Consequently, I told them that if they give me an authorisation I’ll do it quite happily but I’m not doing it without any authorisation.
This afternoon I soaked all my fruit – and found that although I had all kinds of things in my baking box I didn’t have any glacé cherries, or bigarreaux confits as they call them around here. They had some advertised in LeClerc’s home delivery catalogue so I hope that they’ll still be in stock when I send off my order.
So we now have currants, sultanas, raisins, figs, cranberries, some of that dried gelified fruit, desiccated coconut, ground almonds, banana chips, dried orange chips and the odd partridge in a pear tree divided into two lots – a small one for the pudding and a big one for the cake – soaking in a mixture of vanilla, fleur d’orange, rum essence, brandy essence, all kinds of spices and probably a few other things too.
It’ll be in there for a week or 10 days, being stirred and fed with more liquid over that period ready for a baking session next weekend.
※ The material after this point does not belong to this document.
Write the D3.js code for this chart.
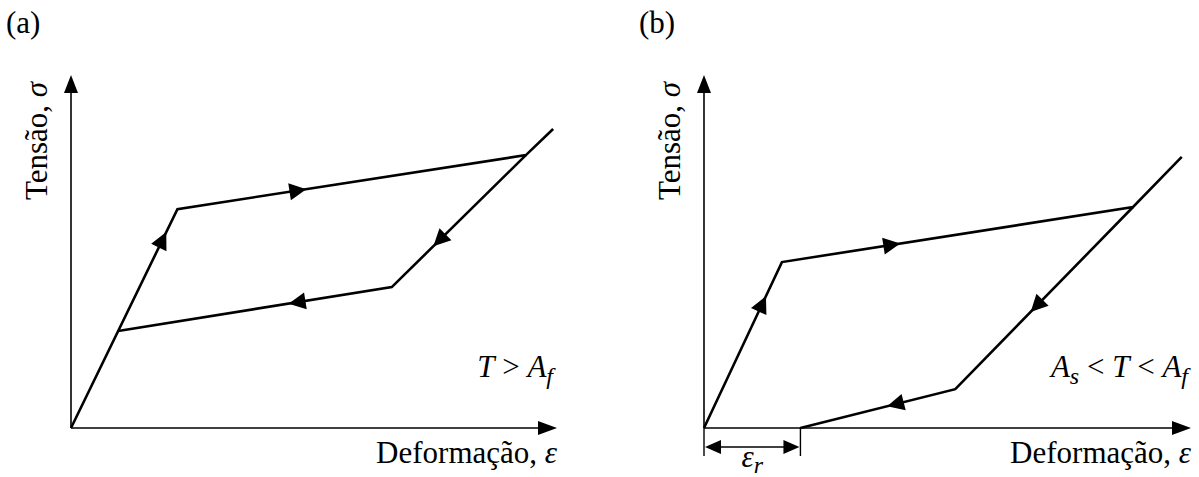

But the essences of rum and brandy are interesting. It’s not available in France – after all, if you have the real stuff, why use artificial? But there’s a chain of shops called “Bulk Barn” in all of the big cities in Canada – something like an old UK “Weigh and Save” on steroids.
Rural Canada is just like the 1950s which is why I really like it, and home baking and that kind of thing are major occupations. And when I was in the one in Fredericton last year I made a wonderful discovery and several bottles of essence found their way into my suitcase for future use.
And by God is it strong!
Back here afterwards I crashed out again, for ages this time, and since then I’ve been de-duplicating one of the backup drives.
Tea tonight was baked potato with salad and a veggie burger in breadcrumbs and that was as delicious as usual.
So now I’m off for a hot drink or two and then I’ll dictate the radio notes ready for tomorrow when I’ll prepare the programme. There’s naan dough to make as well as I’ve now run out.
Something else that I’ve run out of is chocolate biscuits. However when tidying up the shelves the other say I found a couple of packets of industrial ones about which I’d forgotten. I’ll finish these off and bake another batch of biscuits next weekend.
That should keep me out of mischief for a while.